Thursday, December 19, 2013

Managing your Frequent Flyer Miles

Everyone should have a frequent flyer mileage account with every airline they might possibly fly...ever. There are absolutely no excuses! It's completely free to set up an account, and even if you don't foresee yourself flying with a certain airline, you may be able to rack up miles anyway by flying with one of their partner airlines. A few years ago I paid for a rather expensive flight from San Francisco to Johannesburg to

Paris to Tel Aviv to San Francisco, on Air France, and I was able to accumulate miles both with Air France and one of their partners with which I have an account, Alaska Air. Those flights immediately earned me enough miles for a free round-trip domestic flight with Alaska, which I promptly used to visit my boyfriend at the time in the Midwest. When managed correctly, you should be able to fly for free more often than not. Here are some guidelines:

1. Set up a free frequent flier account with every airline (and write down all your usernames and passwords)

Often, the airline won't give you the miles you've just flown if you set up the account post-flight. So do it now! There's no reason not to have an account open with practically every airline.

2. Don't waste your miles on cheap flights

As much as I hate to pay for flights, I hate even more to waste my miles. I once almost bought a one-way ticket from SFO to Seattle for 12,500 miles, and at the last minute checked and saw that the flight would only cost me $100 without using miles. I would much rather save those miles for, for example, a one-way flight to Europe, which is a much more expensive flight in cash but only costs 20,000 miles.

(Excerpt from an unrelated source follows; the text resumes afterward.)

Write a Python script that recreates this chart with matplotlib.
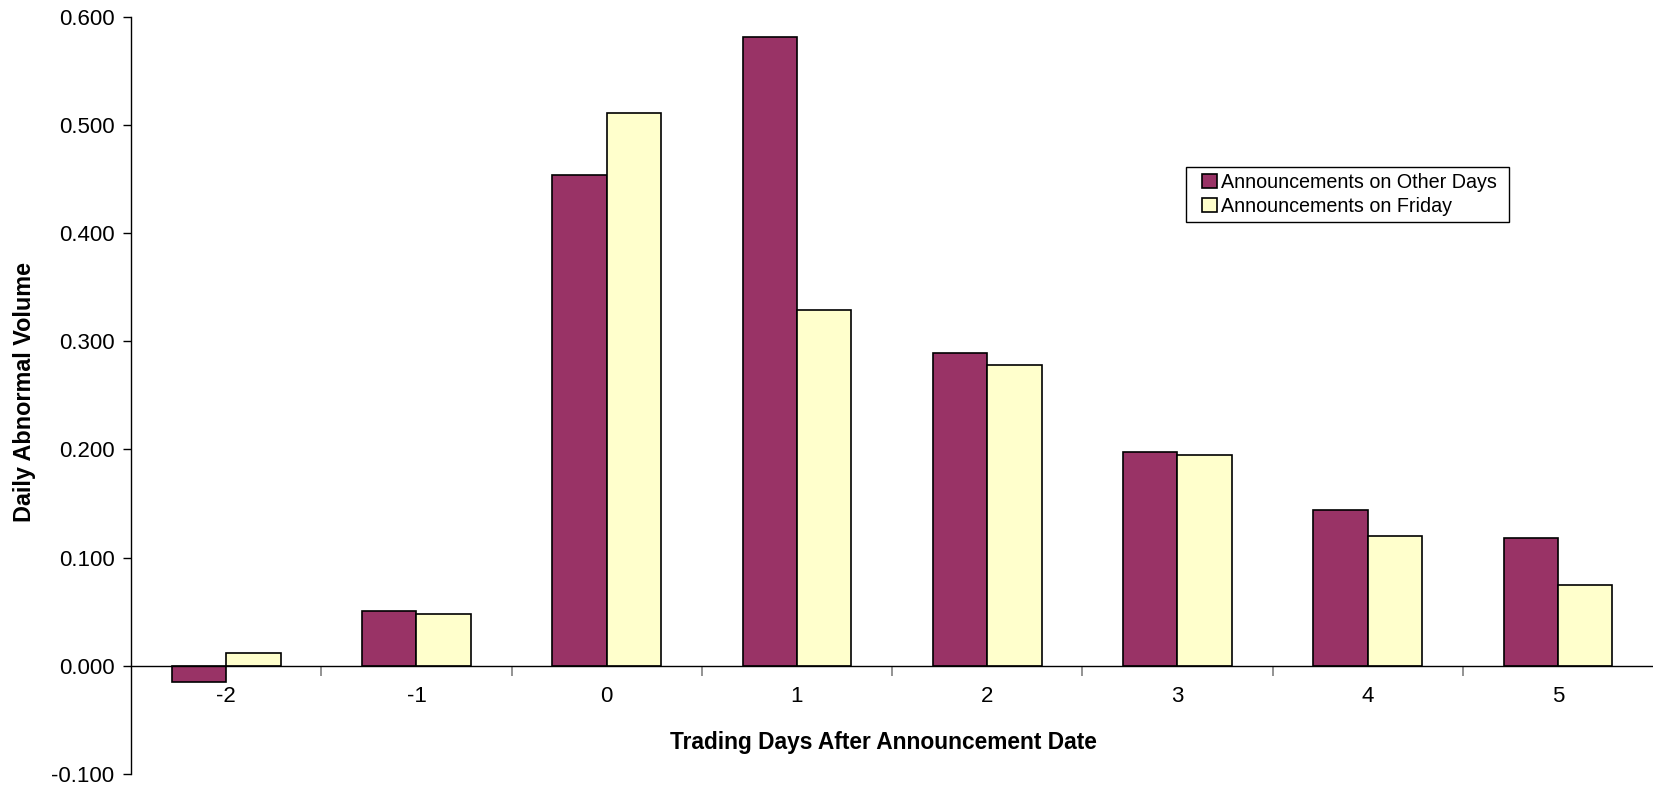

3. Manage your parents' mileage accounts

My parents have been too busy these past few years to go on many major trips, so I've generously offered to take over the management of their mileage accounts for them. Did you know that the person earning the miles doesn't have to be the person spending the miles? Anyway, earlier this year I asked my dad if he had any United Airlines miles, and when he looked up his rarely-used account, we discovered that he had exactly 35,000 miles, but that they'd expired. Not a problem. I was able to pay a fee ($100) to reactivate the miles and amazingly had the exact amount necessary for a round-trip flight to Costa Rica (which would have cost me about $600 in cash). Thanks, Daddy!
Just to note, a few years ago my Alaska Airlines miles expired without my knowledge. I called Alaska and explained that I was in college and couldn't travel much and they generously waived the reinstatement fee and gave them back for free! It's worth asking sometimes.

4. Don't let your miles expire 

On most airlines with which I have accounts, miles expire every 18 months without any activity to the account. Don't let this happen, or you may have to pay a $50+ reinstatement fee. If you don't have time to travel this year, there are many other ways to use your miles. One option is to spend a few miles on something small like a magazine subscription (a year of Sunset magazine costs only 400 miles on You can even donate a few miles to one of dozens of charities. Any transaction will automatically extend your miles expiration date by another 18 months.

If you have a credit card with the airline, every swipe of the card is considered a transaction, so you shouldn't have any problems keeping them active.

5. Sign up for airline credit cards

Everyone who flies should have at least one or two airline credit cards; they're great. To start, they often come with huge signing bonuses. I just got the new Alaska Airlines Visa Signature card and within a week of approval 25,000 miles were credited to my account, just for signing up (I haven't even had a chance to activate the card yet!). Other cards, such as the American Airlines Visa Signature card, have similar bonuses (30,000 miles), but only after you spend $1,000 in the first three months. So it's a great idea to sign up for cards like this one around the time you plan to be spending a lot of money (like buying a new computer or camera, or a flight, for example). A lot of these cards waive the annual fee for the first year, so if you want to, you can cancel the card after a year (and you won't lose any of the miles you earned that year). Other perks often include free first checked bag, priority boarding, free annual travel companion ticket, discounts on in-flight food, and more. But most importantly, every time you use the card you'll earn miles.